Have you watched one of Kevin Hart’s appearances where he mentioned his unease with Australia’s wildlife? Basically, he claims that every single animal or creature in Australia is able to kill you, and he is not too far from the truth, really. Hence, the science and progress of getting some anti-venom or poison antidotes so that hospitals and clinics are well equipped in the event of an emergency is really important. The amount of supply can run low from time to time, and now is one of such moments. It seems that stocks of antidote for bites from funnel-web spiders are starting to run low after a recent increase in spider bites of that nature.
According to an Australian zookeeper, it has been broadcasted for the general public to help in hunting down and donating these dangerous and deadly funnel-web spiders to the right authorities. Needless to say, these spiders will need to be alive when donated, so that their venom can be milked in order to create an antidote. The Australian Reptile Park is the country’s one and only supplier of funnel-web venom to antidote producers for over 35 years, and their antidote supply depends largely on the public to donate these spiders. The donated funnel-web spiders will then be milked for their venom so that an antidote can be procured.

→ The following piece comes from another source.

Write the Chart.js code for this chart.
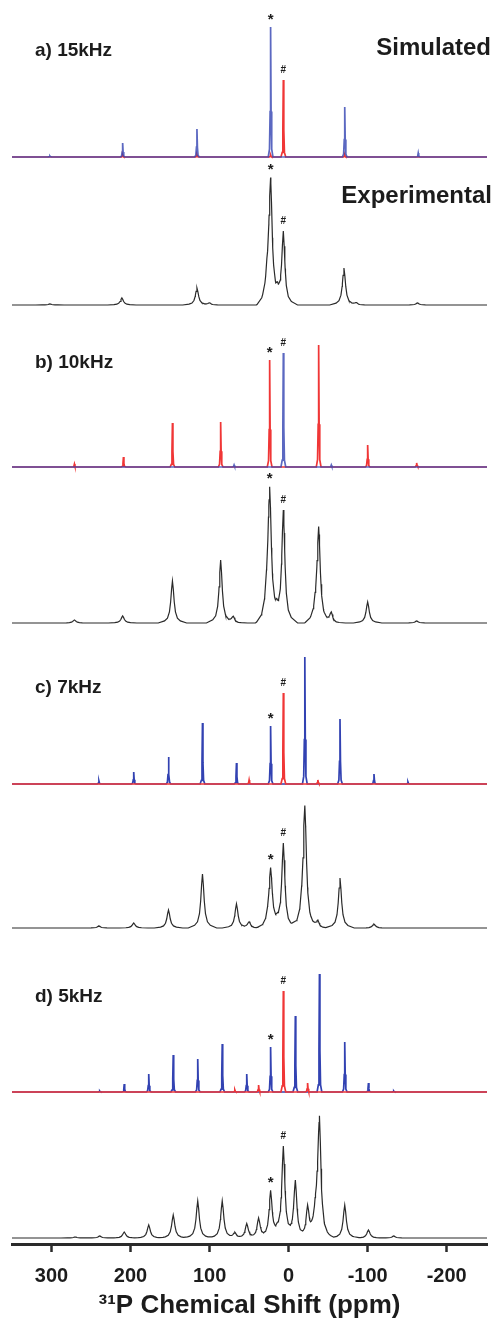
<!DOCTYPE html>
<html><head><meta charset="utf-8">
<script src="https://cdn.jsdelivr.net/npm/chart.js@4/dist/chart.umd.min.js"></script>
<style>html,body{margin:0;padding:0;background:#fff;overflow:hidden}#wrap{width:497px;height:1324px}</style>
</head><body><div id="wrap"><canvas id="c" width="497" height="1324"></canvas></div>
<script>
// ---------------- DATA (ppm, intensity) ----------------
const xTicks = [300, 200, 100, 0, -100, -200];
const xTitle = '\u00B3\u00B9P Chemical Shift (ppm)';
const panelLabels = ['a) 15kHz', 'b) 10kHz', 'c) 7kHz', 'd) 5kHz'];

// a) 15 kHz
const simA_blue = [[302,1],[210,14],[116,28],[22.8,130],[-71,50],[-164,4]];
const simA_red  = [[210,2],[116,2],[22.8,2],[6.7,77],[-71,2]];
const expA      = [[302,1],[211,7],[116,17],[100,2],[22.8,100],[14,7],[6.7,72],[-70,37],[-86,2],[-163,2]];
const expA_broad = [[25,30]];
// b) 10 kHz
const simB_red  = [[271,3],[209,10],[147,44],[86,45],[24,107],[-38,122],[-100,22],[-162,4]];
const simB_blue = [[69,2],[6.7,114],[-54,2]];
const expB      = [[271,3],[210,7],[147,42],[86,63],[70,6],[24,108],[15,6],[6.7,112],[-38,84],[-54,10],[-100,21],[-162,2]];
const expB_broad = [[25.5,30],[-36,14]];
// c) 7 kHz
const simC_blue = [[240,3],[196,12],[152,27],[109,61],[66,21],[22.8,58],[-20.5,127],[-65,65],[-108,10],[-151,2]];
const simC_red  = [[50,4],[6.7,91],[-37,4]];
const expC      = [[240,2],[196,5],[152,18],[109,54],[66,24],[50,6],[22.8,50],[14,3],[6.7,84],[-20.5,106],[-37,7],[-65,50],[-108,4]];
const expC_broad = [[-19,18],[24,10]];
// d) 5 kHz
const simD_blue = [[239,1],[208,8],[177,18],[146,37],[115,33],[84,48],[53,18],[22.8,45],[-8.5,76],[-39,118],[-71,50],[-101,9],[-133,1]];
const simD_red  = [[68,2],[38,7],[6.7,101],[-24,9]];
const expD      = [[270,1],[239,2],[208,6],[177,13],[146,23],[115,37],[84,37],[68,5],[53,14],[38,19],[22.8,46],[14,4],[6.7,90],[-8.5,56],[-24,29],[-39,102],[-71,33],[-101,8],[-133,2]];
const expD_broad = [[-36,26]];

// peak markers: [trace key, ppm, symbol]
const markers = [
  ['simA_blue',22.8,'*'],['simA_red',6.7,'#'],['expA',22.8,'*'],['expA',6.7,'#'],
  ['simB_red',24,'*'],['simB_blue',6.7,'#'],['expB',24,'*'],['expB',6.7,'#'],
  ['simC_blue',22.8,'*'],['simC_red',6.7,'#'],['expC',22.8,'*'],['expC',6.7,'#'],
  ['simD_blue',22.8,'*'],['simD_red',6.7,'#'],['expD',22.8,'*'],['expD',6.7,'#']
];

// ---------------- LAYOUT / STYLE ----------------
const X_MIN = -251, X_MAX = 350, Y_MAX = 1244;
const baseOf = { A:[1087,939], B:[777,621], C:[460,316], D:[152,6] };
const BLUE = '#3242b2', BLUE_T = 'rgba(50,66,178,0.8)', RED = '#f03636', BLACK = '#2a2a2a';
const simShape   = [[-3,0],[-1.4,0.06],[-0.6,0.35],[0,1],[0.6,0.35],[1.4,0.06],[3,0]];
const expShape   = [[-18,0],[-10,0.05],[-6.3,0.115],[-3.8,0.265],[-2.3,0.5],[-1.1,0.8],[0,1],[1.1,0.8],[2.3,0.5],[3.8,0.265],[6.3,0.115],[10,0.05],[18,0]];
const broadShape = [[-15,0],[-9,0.1],[-5,0.4],[-2.5,0.85],[0,1],[2.5,0.85],[5,0.4],[9,0.1],[15,0]];

function shapeAt(t, d) {
  if (d <= t[0][0] || d >= t[t.length-1][0]) return 0;
  for (let i = 1; i < t.length; i++) {
    if (d <= t[i][0]) {
      const [x0,y0] = t[i-1], [x1,y1] = t[i];
      return y0 + (y1-y0)*(d-x0)/(x1-x0);
    }
  }
  return 0;
}
function makeTrace(peaks, broad, shape, base) {
  const comps = peaks.map(([p,h]) => ({p,h,t:shape})).concat((broad||[]).map(([p,h]) => ({p,h,t:broadShape})));
  const xs = new Set([X_MIN, X_MAX]);
  comps.forEach(c => c.t.forEach(([dx]) => { const v = +(c.p+dx).toFixed(3); if (v > X_MIN && v < X_MAX) xs.add(v); }));
  const f = x => comps.reduce((s,c) => s + c.h*shapeAt(c.t, x-c.p), 0);
  const pts = [...xs].sort((a,b) => b-a).map(x => ({x, y: base + f(x)}));
  return { pts, f, base };
}

const traces = {
  simA_blue: makeTrace(simA_blue, null, simShape, baseOf.A[0]),
  simA_red:  makeTrace(simA_red,  null, simShape, baseOf.A[0]),
  expA:      makeTrace(expA, expA_broad, expShape, baseOf.A[1]),
  simB_blue: makeTrace(simB_blue, null, simShape, baseOf.B[0]),
  simB_red:  makeTrace(simB_red,  null, simShape, baseOf.B[0]),
  expB:      makeTrace(expB, expB_broad, expShape, baseOf.B[1]),
  simC_red:  makeTrace(simC_red,  null, simShape, baseOf.C[0]),
  simC_blue: makeTrace(simC_blue, null, simShape, baseOf.C[0]),
  expC:      makeTrace(expC, expC_broad, expShape, baseOf.C[1]),
  simD_red:  makeTrace(simD_red,  null, simShape, baseOf.D[0]),
  simD_blue: makeTrace(simD_blue, null, simShape, baseOf.D[0]),
  expD:      makeTrace(expD, expD_broad, expShape, baseOf.D[1])
};
// order: first listed is drawn on top
const dsSpec = [
  ['simA_blue', BLUE_T, 1.7], ['simA_red', RED, 1.7], ['expA', BLACK, 1.2],
  ['simB_blue', BLUE_T, 1.7], ['simB_red', RED, 1.7], ['expB', BLACK, 1.2],
  ['simC_red', RED, 1.7], ['simC_blue', BLUE, 1.7], ['expC', BLACK, 1.2],
  ['simD_red', RED, 1.7], ['simD_blue', BLUE, 1.7], ['expD', BLACK, 1.2]
];
const datasets = dsSpec.map(([k, col, w]) => ({
  label: k, data: traces[k].pts, borderColor: col, borderWidth: w,
  pointRadius: 0, tension: 0, fill: false, clip: false
}));

const FONT = 'Liberation Sans, Arial, sans-serif';
const annot = {
  id: 'annot',
  afterDatasetsDraw(chart) {
    const { ctx, scales: { x, y } } = chart;
    ctx.save();
    ctx.fillStyle = '#1c1c1c';
    markers.forEach(([k, ppm, s]) => {
      const tr = traces[k];
      const top = tr.base + tr.f(ppm);
      const px = x.getPixelForValue(ppm), py = y.getPixelForValue(top);
      ctx.textAlign = 'center';
      if (s === '*') { ctx.font = 'bold 15px ' + FONT; ctx.textBaseline = 'top'; ctx.fillText('*', px, py - 15); }
      else { ctx.font = 'bold 10px ' + FONT; ctx.textBaseline = 'alphabetic'; ctx.fillText('#', px, py - 7); }
    });
    ctx.textAlign = 'left'; ctx.textBaseline = 'alphabetic';
    ctx.font = 'bold 19px ' + FONT;
    const labBase = [baseOf.A[0], baseOf.B[0], baseOf.C[0], baseOf.D[0]];
    const labRise = [101, 99, 91, 90];
    panelLabels.forEach((t, i) => ctx.fillText(t, 35, y.getPixelForValue(labBase[i] + labRise[i])));
    ctx.textAlign = 'right';
    ctx.font = 'bold 24px ' + FONT;
    ctx.fillText('Simulated', 491, y.getPixelForValue(baseOf.A[0] + 102));
    ctx.fillText('Experimental', 492, y.getPixelForValue(baseOf.A[1] + 102));
    ctx.restore();
  }
};

new Chart(document.getElementById('c'), {
  type: 'line',
  data: { datasets },
  options: {
    responsive: false, animation: false, devicePixelRatio: 1,
    layout: { padding: { left: 12, right: 10, top: 0, bottom: 0 } },
    plugins: { legend: { display: false }, tooltip: { enabled: false } },
    scales: {
      x: {
        type: 'linear', reverse: true, min: X_MIN, max: X_MAX,
        afterBuildTicks: s => { s.ticks = xTicks.map(v => ({ value: v })); },
        afterFit: s => { s.height = 80; },
        grid: { display: true, drawOnChartArea: false, drawTicks: true, tickLength: 8, tickWidth: 2.5, tickColor: '#2a2a2a' },
        border: { display: true, width: 3, color: '#2a2a2a' },
        ticks: { autoSkip: false, maxRotation: 0, padding: 12, color: '#1c1c1c', font: { family: FONT, size: 20, weight: 'bold' } },
        title: { display: true, text: xTitle, color: '#1c1c1c', padding: { top: 0, bottom: 3 }, font: { family: FONT, size: 26, weight: 'bold' } }
      },
      y: { display: false, min: 0, max: Y_MAX }
    }
  },
  plugins: [annot]
});
</script></body></html>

This particular anti-venom program has been running along fine all this while, but in recent times, it has been put at risk. The reason behind that is twofold: there are way too few spiders being donated as of last year, and the recent heatwave has prompted a higher than normal level of spider activity which will inadvertently lead to bites. The Australian Reptile Park’s general manager, Tim Faulkner, shared over the telephone in an interview, "We rely on community support to keep this program alive. We have tried to catch enough spiders ourselves and we just can't."
All through the southeastern region of Australia lies the habitat of funnel-web spiders, although the only known killer at this point in time would be the Sydney funnel-web spider. This particular spider is located in the Sydney region (hence its name), going all the way as far north as Newcastle and south to Illawarra. A major bite is able to result in death of a human victim within 60 minutes if it is left untreated. The funnel-web spider features large fangs and an acidic venom, so do expect a whole world of pain if you have been bitten.
Once these donated funnel-web spiders have been milked, the park will send the venom over to a division of the blood plasma and vaccine maker CSL Ltd. CSL Ltd. will then perform a conversion into a life-saving antidote. Word has it that to capture venomous spiders is a safe activity if the correct level of safeguards and precautions have been taken. The right jar and appropriate wooden spoon would be able to let you flick the spider into the jar in a jiffy.
Practice makes perfect, but be careful if you are looking to contribute to the effort!